Searching for the Light includes an enlightening introductory essay by Pedro J. Martínez-Fraga, an international dispute attorney in the Miami law firm of DLA Piper LLP (US) who has authored over 20 peer reviewed articles on law and Art. The essay frames the images in the book and offers welcome comments on Demi’s intentions and the underlying meaning and world of her art.

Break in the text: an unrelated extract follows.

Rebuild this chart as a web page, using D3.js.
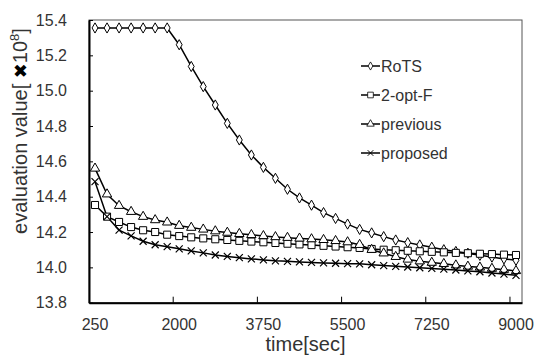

The author’s text, entitled “Exploring the Works of Demi Through the Latin Verses Of Lucretius,” provides a fresh perspective on Demi’s accomplishments and a philosophical and theoretical counterbalance to the more traditional art historical and iconographic approach taken by Bosch, Professor of Art History at SUNY. Genesco, in her writings on Demi’s art.
Martínez-Fraga pairs Demi’s vision with the writings of the first century B.C. Epiciurean poet Titus Lucretius Carus, believing that “Like Lucretius, who in Latin verse attempts to depict Greek tragedy or the tragedy of the Greeks, Demi armed only with oil and conviction, attempts to provide a voice for the voiceless truth that defines an age where a child dies of hunger every two seconds while forty-four thousand more infants perish every month as victims of readily curable infirmities.” He further finds Lucretius and Demi “united in the common conviction that their respective arts’ seductive natures serve an elevating purpose in awakening man from the complacency of dogmatic slumber. . . . and . . . appear to share the additional belief that true art must pierce, lacerate, and penetrate so as to give rise to a new vision of the sublime . . . .”. Finally the author’s asks provocatively, “Demi, why do so many of your children lack ears? Is it because they have fallen off? Did they ever have them? Could it be that you do not want them to hear the sound of that firing squad that has left an open wound in all of our hearts, and yours in particular, never, never, to heal again? Will you ever rid yourself of this demon from within?”